Liquidity is extremely thin, and has been since market maker Alameda collapsed in ignominy last November. Interest in the space in general has fallen perceptibly from the peak of 2021, when half the world was locked in their bedrooms without much to do other than trade doggy tokens, or experiment with this suddenly-popular enigmatic new asset class. 

An up-only climate for risk assets certainly helped, the stock market propelled to new highs as money printers hummed and stimulus packages flowed. While the macro climate has certainly picked up this year, we no longer have the perfect storm that 2021 was for crypto markets. 

Despite that, it does not mean the volatility is gone for good. Quite the contrary in fact; it feels inevitable that the trademark swings and violent jumps – one way or another – will return.
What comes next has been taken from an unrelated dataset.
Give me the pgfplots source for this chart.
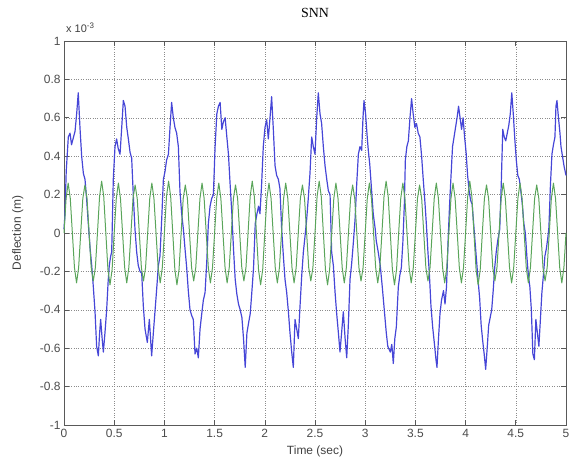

In fact, with such thin liquidity, it takes less capital to move prices and hence moves in either direction become amplified. 

Ethereum’s volatility dipping below Bitcoin’s may not be the “flippening” that some in the crypto space speculated would one day come to fruition. Rather, it is a signal of the unusually calm times as crypto trucks along amid a regulatory storm, dipping volumes and a summer lull. But it doesn’t mean this is a “new normal”. Volatility will return, it’s just a question on when, and these peaceful times will then seem like a distant memory.